Bishop Wandabula defended himself before the Judicial Council (which has yet to rule) and elsewhere accused the agencies of a campaign “of malice, mudslinging, character lynching and insurrection.”
Hurricane Sandy’s hammering of the East Coast damaged UM churches and parsonages, and prompted major relief efforts by other UM churches and the United Methodist Committee on Relief. Imagine No Malaria, a high-profile UMC global health effort, passed the $26 million mark in fundraising.
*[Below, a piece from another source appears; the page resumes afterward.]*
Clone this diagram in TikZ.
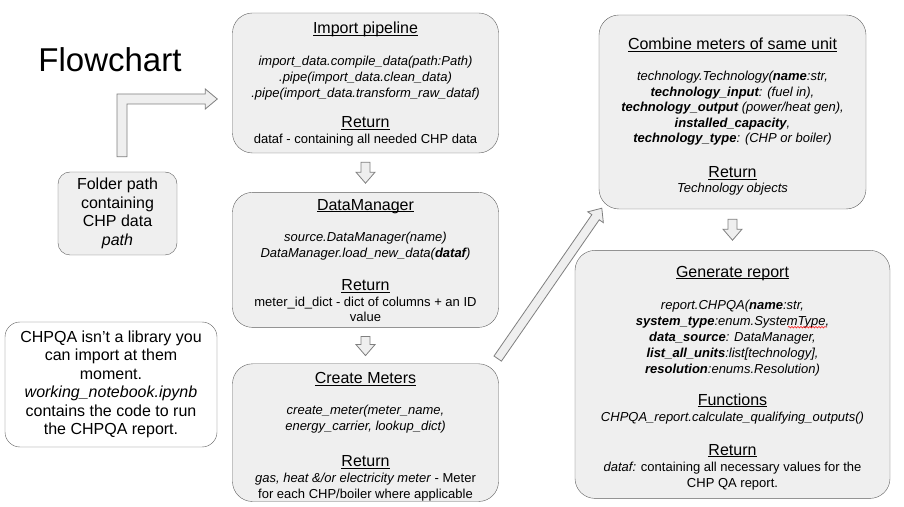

UM-affiliated Saint Paul School of Theology, facing enrollment and financial challenges, announced it would leave its campus in Kansas City, Mo., and move to the nearby Church of the Resurrection, in Leawood, Kan. Lon Morris College, a venerable two year UM-affiliated school in Jacksonville, Texas that had been the gateway to higher education for many Texas UM pastors, filed for bankruptcy after years of deficit spending.
Meanwhile, annual conferences continued to shake up their organizational structures and to encourage church starts, many intended for ethnic constituencies. Bishop Scott Jones was among those who said necessary change would happen in the UMC, with or without General Conference.
And he provided the quote of the year, in the form of a Twitter message issued as General Conference came to its stumbling end.
“My summary: death throes of a dying 1970’s establishment church, birth pangs of a missional global 21st century church. It is messy.”